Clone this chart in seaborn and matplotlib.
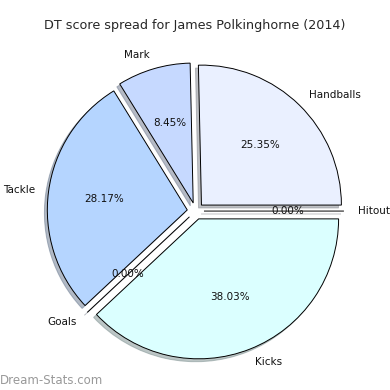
import matplotlib
matplotlib.use("Agg")
import matplotlib.pyplot as plt
import seaborn as sns

categories = ["Handballs", "Mark", "Tackle", "Goals", "Kicks", "Hitout"]
values = [25.35, 8.45, 28.17, 0.00, 38.03, 0.00]
colors = ["#EAF0FF", "#C6D9FF", "#B5D5FF", "#DCE8FF", "#DBFFFF", "#EEF2FF"]
title = "DT score spread for James Polkinghorne (2014)"
watermark = "Dream-Stats.com"

sns.set_style("white")
plt.rcParams['font.family'] = ['DejaVu Sans']

fig = plt.figure(figsize=(3.9, 3.9), dpi=100)
ax = fig.add_axes([0.053, 0.0103, 0.897, 0.897])
wedges, texts, autotexts = ax.pie(
    values, labels=categories, colors=colors, explode=[0.06] * len(values),
    autopct="%1.2f%%", startangle=0,
    shadow=dict(ox=-0.015, oy=-0.015, shade=0.45),
    wedgeprops=dict(edgecolor="black", linewidth=0.7),
    textprops=dict(fontsize=7.5, color="#111111"))
ax.set_aspect("equal")
fig.suptitle(title, fontsize=9.2, y=0.95)
fig.text(0.0, 0.025, watermark, fontsize=8.5, color="#999999", ha="left", va="center",
         fontweight="medium")
fig.savefig("out.png", dpi=100)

* [Work to complete] Return the material line for line, from its beginning to the line that contains "import seaborn as sns", with the pictures left out.

* [Worked solution]
Clone this chart in seaborn and matplotlib.
import matplotlib
matplotlib.use("Agg")
import matplotlib.pyplot as plt
import seaborn as sns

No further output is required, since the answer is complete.